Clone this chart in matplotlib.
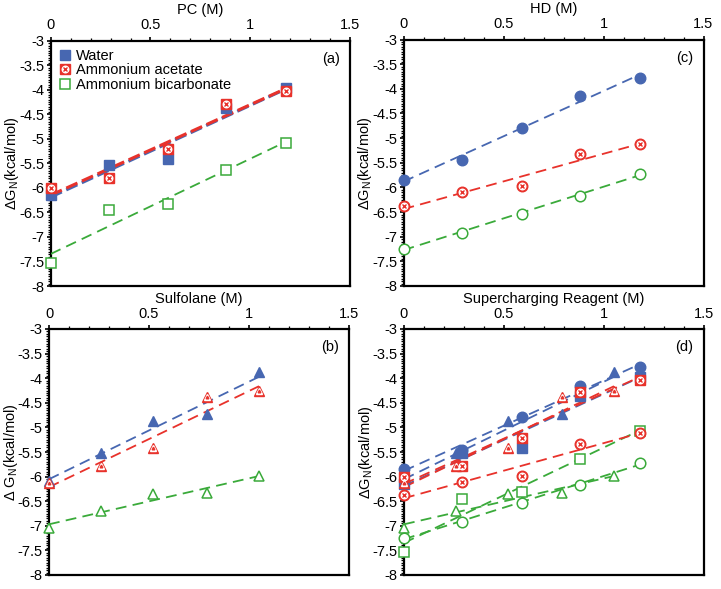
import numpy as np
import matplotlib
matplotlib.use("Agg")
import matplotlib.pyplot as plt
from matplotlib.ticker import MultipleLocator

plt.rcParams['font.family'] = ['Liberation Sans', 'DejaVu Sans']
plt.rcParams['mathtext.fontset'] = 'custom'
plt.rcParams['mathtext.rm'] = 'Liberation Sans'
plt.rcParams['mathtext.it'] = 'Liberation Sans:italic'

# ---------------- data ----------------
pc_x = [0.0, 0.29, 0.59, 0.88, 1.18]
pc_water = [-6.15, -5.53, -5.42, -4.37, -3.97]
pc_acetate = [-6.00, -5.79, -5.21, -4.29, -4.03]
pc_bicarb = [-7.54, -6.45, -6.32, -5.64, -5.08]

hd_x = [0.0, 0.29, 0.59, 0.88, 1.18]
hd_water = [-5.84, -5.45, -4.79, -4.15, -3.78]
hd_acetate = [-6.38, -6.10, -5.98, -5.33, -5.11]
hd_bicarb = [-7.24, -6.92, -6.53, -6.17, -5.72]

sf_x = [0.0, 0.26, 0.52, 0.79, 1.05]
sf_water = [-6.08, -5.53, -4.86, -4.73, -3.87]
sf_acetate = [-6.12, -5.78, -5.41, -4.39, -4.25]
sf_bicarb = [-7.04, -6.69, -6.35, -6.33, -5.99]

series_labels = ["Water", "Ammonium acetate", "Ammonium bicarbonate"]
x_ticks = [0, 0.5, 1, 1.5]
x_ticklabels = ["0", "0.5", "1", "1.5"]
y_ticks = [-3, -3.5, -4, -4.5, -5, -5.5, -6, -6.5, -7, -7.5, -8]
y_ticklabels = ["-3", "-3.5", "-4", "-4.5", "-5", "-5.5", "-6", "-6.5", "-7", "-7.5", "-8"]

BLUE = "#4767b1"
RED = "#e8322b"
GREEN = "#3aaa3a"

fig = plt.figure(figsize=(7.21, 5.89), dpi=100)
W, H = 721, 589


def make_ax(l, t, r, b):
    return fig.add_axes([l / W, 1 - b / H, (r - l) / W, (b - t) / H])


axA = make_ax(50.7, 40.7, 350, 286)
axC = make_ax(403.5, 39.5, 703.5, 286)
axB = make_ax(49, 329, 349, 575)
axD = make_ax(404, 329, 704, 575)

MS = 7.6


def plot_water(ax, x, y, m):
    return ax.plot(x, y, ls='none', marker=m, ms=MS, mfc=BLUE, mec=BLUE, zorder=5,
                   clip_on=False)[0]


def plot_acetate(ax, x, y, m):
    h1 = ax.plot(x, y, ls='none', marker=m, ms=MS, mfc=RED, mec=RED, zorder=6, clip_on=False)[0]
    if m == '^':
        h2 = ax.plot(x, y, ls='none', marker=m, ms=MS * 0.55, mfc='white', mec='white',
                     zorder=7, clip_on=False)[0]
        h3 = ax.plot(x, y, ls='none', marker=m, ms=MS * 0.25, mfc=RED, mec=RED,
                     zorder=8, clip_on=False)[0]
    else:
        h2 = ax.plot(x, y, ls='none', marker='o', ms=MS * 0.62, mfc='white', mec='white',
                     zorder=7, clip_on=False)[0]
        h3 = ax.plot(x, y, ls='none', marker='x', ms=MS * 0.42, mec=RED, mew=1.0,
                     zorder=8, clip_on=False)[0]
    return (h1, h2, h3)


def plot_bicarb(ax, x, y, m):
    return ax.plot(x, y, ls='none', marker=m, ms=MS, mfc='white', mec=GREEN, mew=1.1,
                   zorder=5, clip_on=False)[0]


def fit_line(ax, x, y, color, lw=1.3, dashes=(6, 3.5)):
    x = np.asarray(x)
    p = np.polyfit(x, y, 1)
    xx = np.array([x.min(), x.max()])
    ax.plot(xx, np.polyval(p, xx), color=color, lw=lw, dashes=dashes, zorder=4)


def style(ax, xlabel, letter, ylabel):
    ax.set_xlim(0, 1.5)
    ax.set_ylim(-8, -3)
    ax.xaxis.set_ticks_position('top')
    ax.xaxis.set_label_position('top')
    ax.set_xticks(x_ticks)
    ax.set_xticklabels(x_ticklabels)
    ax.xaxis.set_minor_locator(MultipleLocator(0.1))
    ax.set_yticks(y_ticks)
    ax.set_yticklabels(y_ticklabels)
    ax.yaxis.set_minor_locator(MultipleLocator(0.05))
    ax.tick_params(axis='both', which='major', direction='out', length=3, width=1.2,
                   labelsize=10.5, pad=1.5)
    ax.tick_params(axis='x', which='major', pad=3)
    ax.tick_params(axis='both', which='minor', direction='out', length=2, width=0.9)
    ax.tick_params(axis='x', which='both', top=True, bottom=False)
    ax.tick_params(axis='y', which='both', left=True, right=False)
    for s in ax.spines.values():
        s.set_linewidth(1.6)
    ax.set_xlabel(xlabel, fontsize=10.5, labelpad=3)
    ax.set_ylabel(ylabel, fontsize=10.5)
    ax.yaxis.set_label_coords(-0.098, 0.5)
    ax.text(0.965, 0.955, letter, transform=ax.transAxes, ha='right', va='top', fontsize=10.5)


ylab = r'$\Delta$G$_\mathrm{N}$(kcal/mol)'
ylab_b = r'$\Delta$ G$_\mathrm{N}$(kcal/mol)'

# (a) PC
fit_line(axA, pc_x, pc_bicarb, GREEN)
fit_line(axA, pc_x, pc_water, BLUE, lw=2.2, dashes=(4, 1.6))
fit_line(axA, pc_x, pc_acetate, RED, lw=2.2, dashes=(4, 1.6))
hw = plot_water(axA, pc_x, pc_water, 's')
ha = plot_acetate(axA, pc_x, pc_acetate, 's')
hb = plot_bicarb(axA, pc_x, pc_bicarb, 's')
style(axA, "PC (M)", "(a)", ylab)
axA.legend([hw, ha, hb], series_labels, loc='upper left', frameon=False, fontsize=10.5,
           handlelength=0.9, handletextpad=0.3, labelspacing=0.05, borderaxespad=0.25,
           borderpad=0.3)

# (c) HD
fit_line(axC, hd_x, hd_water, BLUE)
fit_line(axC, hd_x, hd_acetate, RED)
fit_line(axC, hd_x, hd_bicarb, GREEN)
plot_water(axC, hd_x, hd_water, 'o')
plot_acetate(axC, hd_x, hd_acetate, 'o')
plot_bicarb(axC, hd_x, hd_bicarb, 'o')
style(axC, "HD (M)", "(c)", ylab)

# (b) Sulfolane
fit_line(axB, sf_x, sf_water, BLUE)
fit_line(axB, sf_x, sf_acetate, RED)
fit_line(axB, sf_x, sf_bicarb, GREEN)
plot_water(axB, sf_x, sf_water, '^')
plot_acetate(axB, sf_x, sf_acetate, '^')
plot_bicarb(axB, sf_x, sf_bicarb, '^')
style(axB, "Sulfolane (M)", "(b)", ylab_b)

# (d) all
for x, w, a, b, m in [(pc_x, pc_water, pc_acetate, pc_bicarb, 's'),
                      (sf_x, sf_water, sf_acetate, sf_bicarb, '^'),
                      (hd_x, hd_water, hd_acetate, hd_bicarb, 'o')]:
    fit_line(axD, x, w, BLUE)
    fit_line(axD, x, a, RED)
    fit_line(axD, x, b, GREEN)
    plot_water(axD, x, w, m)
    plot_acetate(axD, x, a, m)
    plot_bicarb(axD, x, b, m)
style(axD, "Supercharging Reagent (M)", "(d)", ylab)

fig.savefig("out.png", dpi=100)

┄┄┄┄┄┄┄┄┄┄

> The task
Reproduce the data word for word, excluding its pictures.

> Exercise response
Clone this chart in matplotlib.
import numpy as np
import matplotlib
matplotlib.use("Agg")
import matplotlib.pyplot as plt
from matplotlib.ticker import MultipleLocator

plt.rcParams['font.family'] = ['Liberation Sans', 'DejaVu Sans']
plt.rcParams['mathtext.fontset'] = 'custom'
plt.rcParams['mathtext.rm'] = 'Liberation Sans'
plt.rcParams['mathtext.it'] = 'Liberation Sans:italic'

# ---------------- data ----------------
pc_x = [0.0, 0.29, 0.59, 0.88, 1.18]
pc_water = [-6.15, -5.53, -5.42, -4.37, -3.97]
pc_acetate = [-6.00, -5.79, -5.21, -4.29, -4.03]
pc_bicarb = [-7.54, -6.45, -6.32, -5.64, -5.08]

hd_x = [0.0, 0.29, 0.59, 0.88, 1.18]
hd_water = [-5.84, -5.45, -4.79, -4.15, -3.78]
hd_acetate = [-6.38, -6.10, -5.98, -5.33, -5.11]
hd_bicarb = [-7.24, -6.92, -6.53, -6.17, -5.72]

sf_x = [0.0, 0.26, 0.52, 0.79, 1.05]
sf_water = [-6.08, -5.53, -4.86, -4.73, -3.87]
sf_acetate = [-6.12, -5.78, -5.41, -4.39, -4.25]
sf_bicarb = [-7.04, -6.69, -6.35, -6.33, -5.99]

series_labels = ["Water", "Ammonium acetate", "Ammonium bicarbonate"]
x_ticks = [0, 0.5, 1, 1.5]
x_ticklabels = ["0", "0.5", "1", "1.5"]
y_ticks = [-3, -3.5, -4, -4.5, -5, -5.5, -6, -6.5, -7, -7.5, -8]
y_ticklabels = ["-3", "-3.5", "-4", "-4.5", "-5", "-5.5", "-6", "-6.5", "-7", "-7.5", "-8"]

BLUE = "#4767b1"
RED = "#e8322b"
GREEN = "#3aaa3a"

fig = plt.figure(figsize=(7.21, 5.89), dpi=100)
W, H = 721, 589


def make_ax(l, t, r, b):
    return fig.add_axes([l / W, 1 - b / H, (r - l) / W, (b - t) / H])


axA = make_ax(50.7, 40.7, 350, 286)
axC = make_ax(403.5, 39.5, 703.5, 286)
axB = make_ax(49, 329, 349, 575)
axD = make_ax(404, 329, 704, 575)

MS = 7.6


def plot_water(ax, x, y, m):
    return ax.plot(x, y, ls='none', marker=m, ms=MS, mfc=BLUE, mec=BLUE, zorder=5,
                   clip_on=False)[0]


def plot_acetate(ax, x, y, m):
    h1 = ax.plot(x, y, ls='none', marker=m, ms=MS, mfc=RED, mec=RED, zorder=6, clip_on=False)[0]
    if m == '^':
        h2 = ax.plot(x, y, ls='none', marker=m, ms=MS * 0.55, mfc='white', mec='white',
                     zorder=7, clip_on=False)[0]
        h3 = ax.plot(x, y, ls='none', marker=m, ms=MS * 0.25, mfc=RED, mec=RED,
                     zorder=8, clip_on=False)[0]
    else:
        h2 = ax.plot(x, y, ls='none', marker='o', ms=MS * 0.62, mfc='white', mec='white',
                     zorder=7, clip_on=False)[0]
        h3 = ax.plot(x, y, ls='none', marker='x', ms=MS * 0.42, mec=RED, mew=1.0,
                     zorder=8, clip_on=False)[0]
    return (h1, h2, h3)


def plot_bicarb(ax, x, y, m):
    return ax.plot(x, y, ls='none', marker=m, ms=MS, mfc='white', mec=GREEN, mew=1.1,
                   zorder=5, clip_on=False)[0]


def fit_line(ax, x, y, color, lw=1.3, dashes=(6, 3.5)):
    x = np.asarray(x)
    p = np.polyfit(x, y, 1)
    xx = np.array([x.min(), x.max()])
    ax.plot(xx, np.polyval(p, xx), color=color, lw=lw, dashes=dashes, zorder=4)


def style(ax, xlabel, letter, ylabel):
    ax.set_xlim(0, 1.5)
    ax.set_ylim(-8, -3)
    ax.xaxis.set_ticks_position('top')
    ax.xaxis.set_label_position('top')
    ax.set_xticks(x_ticks)
    ax.set_xticklabels(x_ticklabels)
    ax.xaxis.set_minor_locator(MultipleLocator(0.1))
    ax.set_yticks(y_ticks)
    ax.set_yticklabels(y_ticklabels)
    ax.yaxis.set_minor_locator(MultipleLocator(0.05))
    ax.tick_params(axis='both', which='major', direction='out', length=3, width=1.2,
                   labelsize=10.5, pad=1.5)
    ax.tick_params(axis='x', which='major', pad=3)
    ax.tick_params(axis='both', which='minor', direction='out', length=2, width=0.9)
    ax.tick_params(axis='x', which='both', top=True, bottom=False)
    ax.tick_params(axis='y', which='both', left=True, right=False)
    for s in ax.spines.values():
        s.set_linewidth(1.6)
    ax.set_xlabel(xlabel, fontsize=10.5, labelpad=3)
    ax.set_ylabel(ylabel, fontsize=10.5)
    ax.yaxis.set_label_coords(-0.098, 0.5)
    ax.text(0.965, 0.955, letter, transform=ax.transAxes, ha='right', va='top', fontsize=10.5)


ylab = r'$\Delta$G$_\mathrm{N}$(kcal/mol)'
ylab_b = r'$\Delta$ G$_\mathrm{N}$(kcal/mol)'

# (a) PC
fit_line(axA, pc_x, pc_bicarb, GREEN)
fit_line(axA, pc_x, pc_water, BLUE, lw=2.2, dashes=(4, 1.6))
fit_line(axA, pc_x, pc_acetate, RED, lw=2.2, dashes=(4, 1.6))
hw = plot_water(axA, pc_x, pc_water, 's')
ha = plot_acetate(axA, pc_x, pc_acetate, 's')
hb = plot_bicarb(axA, pc_x, pc_bicarb, 's')
style(axA, "PC (M)", "(a)", ylab)
axA.legend([hw, ha, hb], series_labels, loc='upper left', frameon=False, fontsize=10.5,
           handlelength=0.9, handletextpad=0.3, labelspacing=0.05, borderaxespad=0.25,
           borderpad=0.3)

# (c) HD
fit_line(axC, hd_x, hd_water, BLUE)
fit_line(axC, hd_x, hd_acetate, RED)
fit_line(axC, hd_x, hd_bicarb, GREEN)
plot_water(axC, hd_x, hd_water, 'o')
plot_acetate(axC, hd_x, hd_acetate, 'o')
plot_bicarb(axC, hd_x, hd_bicarb, 'o')
style(axC, "HD (M)", "(c)", ylab)

# (b) Sulfolane
fit_line(axB, sf_x, sf_water, BLUE)
fit_line(axB, sf_x, sf_acetate, RED)
fit_line(axB, sf_x, sf_bicarb, GREEN)
plot_water(axB, sf_x, sf_water, '^')
plot_acetate(axB, sf_x, sf_acetate, '^')
plot_bicarb(axB, sf_x, sf_bicarb, '^')
style(axB, "Sulfolane (M)", "(b)", ylab_b)

# (d) all
for x, w, a, b, m in [(pc_x, pc_water, pc_acetate, pc_bicarb, 's'),
                      (sf_x, sf_water, sf_acetate, sf_bicarb, '^'),
                      (hd_x, hd_water, hd_acetate, hd_bicarb, 'o')]:
    fit_line(axD, x, w, BLUE)
    fit_line(axD, x, a, RED)
    fit_line(axD, x, b, GREEN)
    plot_water(axD, x, w, m)
    plot_acetate(axD, x, a, m)
    plot_bicarb(axD, x, b, m)
style(axD, "Supercharging Reagent (M)", "(d)", ylab)

fig.savefig("out.png", dpi=100)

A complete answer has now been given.